Les soldats de Napoléon et l’expédition d’Egypte, H. Laurens

Ces hommes, déjà conquérants de l’Italie, débarquent le 17 juillet 1789 en Egypte. Leur première impression est celle d’un pays hostile. Ils arrivent dans des habits trop chauds, ils manquent d’eau. Ils vont affronter en Egypte quatre ennemis différents, avec pour chacun un type d’affrontement différent.
- Les Mamelouks ont mené une guérilla contre les français.
- les Bédouins
- la population égyptienne. Cette guerre, a débouché sur la destruction de village, et des massacres
- l’armée Ottomane, qui a été encadrée par des militaires britannique, avait alors une plus grande expérience

Durant cette conquête, la vie et le moral des français sont mis à rude épreuve. L’ambiance au sein de l’armée est mauvaise et on enregistre un fort taux de suicide. Les soldats ne comprennent pas pourquoi ils se trouvent en Egypte, d’autant plus que la France est à ce moment envahie. Les sources qui ont permis de faire avancer les recherches des historiens proviennent avant tout de la correspondance militaire. Celle-ci est riche et a été très bien conservée. Les historiens ont également travaillé sur les journaux personnels que tenaient les soldats, sur leurs dessins. Ils montrent, de la part des soldats, une très grande curiosité du pays.


Les fronts d’Orient de la Grande Guerre, F. Saint-Ramond

Sur ce thème les sources sont également nombreuses. Mais elles sont rarement inédites et proviennent pour la plupart de témoignages d’officiers et de généraux.
A la fin de l’année 1914, la guerre se stabilise. La guerre de position se met en place. C’est Churchill qui, le premier, décide de créer une guerre périphérique : « pour arriver à Berlin il faut passer par Constantinople ».
Quelle représentation de l’Orient avaient les soldats ?
Ces soldats étaient en grande majorité des ruraux. Pour eux, la découverte de l’Orient commence dès le sud de la France ! Tous ces soldats sont imprégnés de stéréotypes concernant l’Orient. Mais pour les hommes de ligne c’est un monde qui reste assez flou : ils voient l’Orient comme un monde d’opulence, avec de belles cités et de belles femmes.
Pour les plus cultivés de ces voyageurs forcés, l’Orient c’est également la découverte des racines de leur civilisation. Ils attendent beaucoup de ce voyage mais ont souvent des idées toutes faites de la région qu’ils vont découvrir.

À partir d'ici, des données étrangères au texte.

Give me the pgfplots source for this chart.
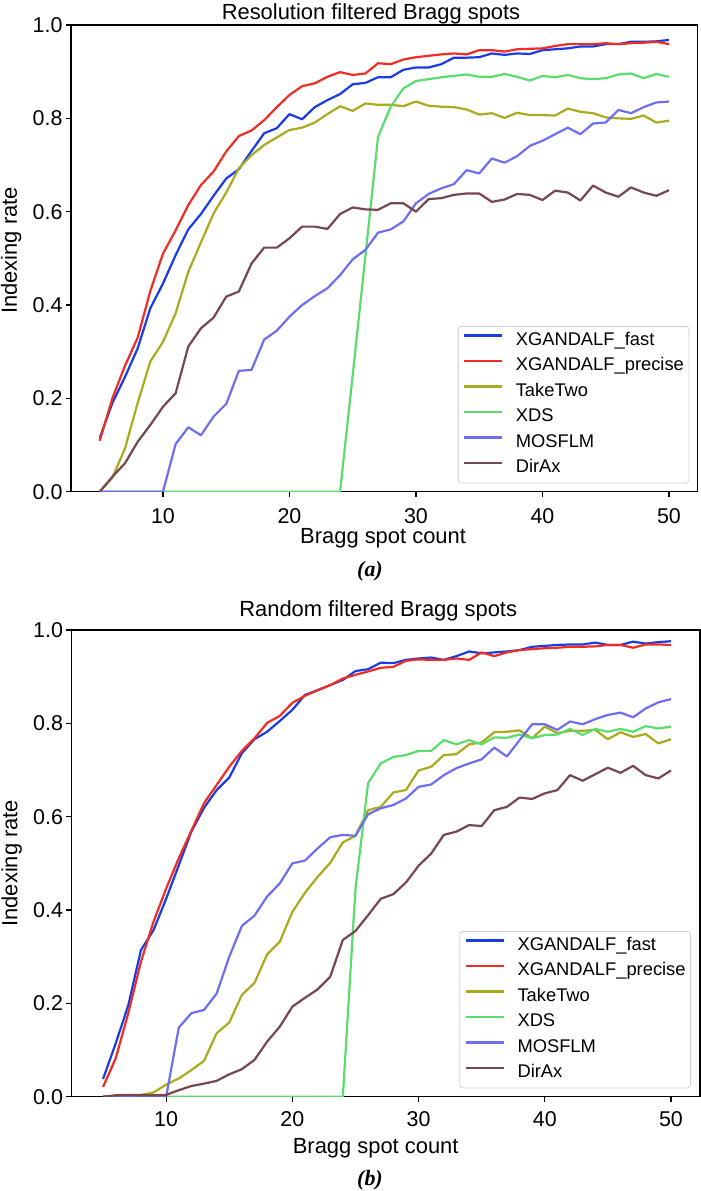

Cette conférence aura été très enrichissante. Elle a su mettre l’accent sur des concepts tels que celui de l’altérité, des fantasmes et des imaginaires liés à cette altérité, auxquels les historiens intervenants ont brillamment répondu, tout en amenant les auditeurs à s’interroger. Les guerres menées par les français en Orient sont caractérisées par une grande violence, physique bien sur, mais également intellectuelle, par la confrontation directe à l’inconnu et à l’autre, parfois peut-être même à la compréhension de celui-ci.
Le sujet entre donc en parfaite harmonie avec le thème de cette quatorzième édition de Rendez-vous de l’Histoire, en abordant au travers des guerres le rapport subtil qu’entretiennent les Occidentaux avec un Orient dédoublé : l’Orient du fantasme et l’Orient du réel.